China says polluting industry still growing too fast, heavy smog alert for Beijing

David Stanway PlanetArk 26 Mar 14;

China's energy-hungry, high-polluting industries continued to grow too fast in 2013, putting "huge pressures" on the environment and causing air quality to worsen, the country's pollution agency said on Tuesday.

Premier Li Keqiang "declared war" on pollution in a major policy address this month, but China has long struggled to strike a balance between protecting the environment and keeping up economic growth.

China is still too slow in reforming its resource-intensive economy, the Ministry of Environmental Protection said in a statement on its website (www.mep.gov.cn).

"The pace of restructuring and upgrading industries has slowed, the mode of development remains crude, and emissions of atmospheric pollutants have long exceeded environmental capacity," it said.

Rapid urbanisation brought dust from new housing and road building, while more traffic increased emissions.
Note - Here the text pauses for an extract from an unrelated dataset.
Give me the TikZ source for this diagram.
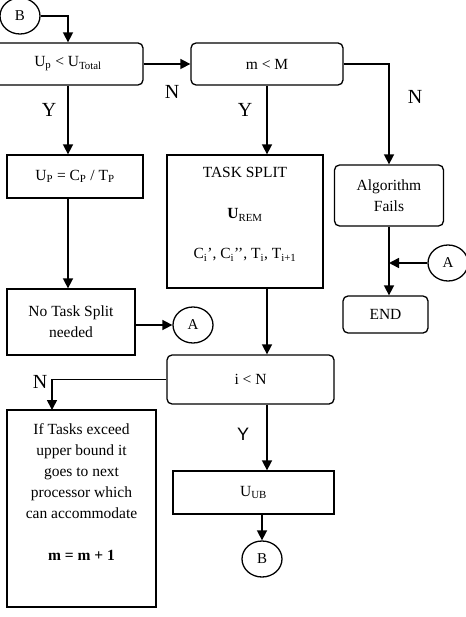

Slower wind speeds than usual in northern China were an additional contributing factor last year.

Only three out of 74 Chinese cities fully complied with state pollution standards in 2013, the ministry said earlier this month.

Separately, the official Xinhua news agency said that the meteorological office had issued another heavy smog alert for Beijing, its neighbouring city of Tianjin and for the province of Hebei.

The smog is expected to last until Friday, when it will be dispersed by a cold front, the report said.

Beijing's mayor promised in January to spend 15 billion yuan ($2.4 billion) on improving air quality this year as part of an "all-out effort" to tackle pollution, though similar pledges in the past have brought little improvement.

Pollution is an increasing concern for China's leaders, keen to forestall potential unrest as affluent city dwellers turn against the growth-at-all-costs economic model that has tainted much of the country's air, water and soil.